Erstens ist Zerstreuung durch Fokussierung auf das stetige Lernen zu bekämpfen. Es gibt Tage (besonders vor Weihnachten), wo Informationen und Aufträge quasi im Minutentakt auf einen prallen. Deren Verarbeitung ist zermürbend, und nimmt mit dem Stress qualitativ ab. Regelmässig Reflexionsphasen einzuschalten, durchaus auch mit Gleichgesinnten, ist daher ratsam. So lernt man dazu.
Zweitens ist die ständige (Über-)Beschäftigung kein lohnenswertes Ziel. Bei aller ethischen Hochachtung für Arbeitsamkeit: Wenn ich viel arbeite und dabei die Menschen um mich unglücklich mache, stimmt etwas nicht. Vielmehr sollte mein Handeln als Leader qualitativ und zielkongruent sein.
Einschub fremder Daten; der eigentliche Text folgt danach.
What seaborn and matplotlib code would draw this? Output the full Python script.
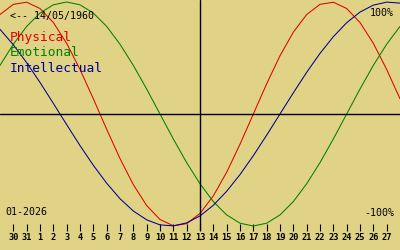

Der Aufruf lautet: Mut zur Fokussierung!
Als Fortsetzung von Marc Aurels obiges Zitat rufe ich mich diesen alten Grundsatz der Selbstführung in Erinnerung: Jeden Tag vorgängig beurteilen, welche Tätigkeit heute die wichtigste wird. Und dann die volle Energie auf diese eine Tätigkeit ausrichten. Wenn diese mir gelingt, war der Tag erfolgreich – egal, in der Sprache Marc Aurels, wie viele weitere «Aussendinge» mich sonst noch «zerstreut» haben.